Could someone explain why leaves of my cattleya plants (not all of them) turn pure yellow and then they get brown and fall off??? Roots seems healthy and strong and psb are green!!! After leaves fall then the psb start to become brown!!!  What should I do!!!!!?????????

Thank you in advance!!!!


----------



## Candace (Dec 19, 2008)

Are the bulbs rotting off or are they turning brown and drying up? Are you giving them very bright light?


----------



## biothanasis (Dec 19, 2008)

They are sitting under two 18watts fluorescent lights, that are 20-25cm above them!!! Well, the psbs are very hard when getting brownish but afterwards they are brown and softened!!! So it migth be rot! But I rarely spray and water once or twice a week with the fans on...! humidity fluctuates between 40-60% gradually from one day to the other...!!!!
I think I will post a picture...


----------



## biothanasis (Dec 19, 2008)

After this, it turns to brown, starting from the top of the leaf!! The tip of the psb is yellowish sometimes...! The dark spots are present from thwe time IO got them, i do not think they are a cause or sth...! (I hope I am right...)


----------



## Candace (Dec 19, 2008)

I'm not an under lights grower, but I think they're not receiving adequate lighting and are being overwatered causing the rot. My catts receive upwards of 3,000 - 4,000 footcandles. Maybe someone can recommend a halogen light of some kind.

My watering habits are much reduced in the winter. Even growing in semi hydro. I may water every 10-14 days. I do water the mounted ones more, but if it's really cold I don't feel like going out there and getting all wet. And I figure my plants don't like it either. Catts definately don't need to be misted every day either.

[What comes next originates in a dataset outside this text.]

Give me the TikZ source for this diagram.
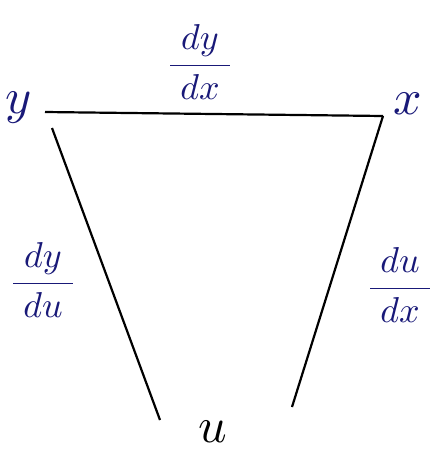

So, my advice is to up the light and reduce watering. Hope this helps.


----------



## NYEric (Dec 19, 2008)

dying!


----------



## Paphman910 (Dec 19, 2008)

I think the rhizome maybe rotting out and that is a possible reason that it is loosing it's leaves and then the pseudobulbs are dying. 

Paphman910


----------



## biothanasis (Dec 19, 2008)

I will do what Candace suggests and I will wait!! It is all I can do I am afraid...!


----------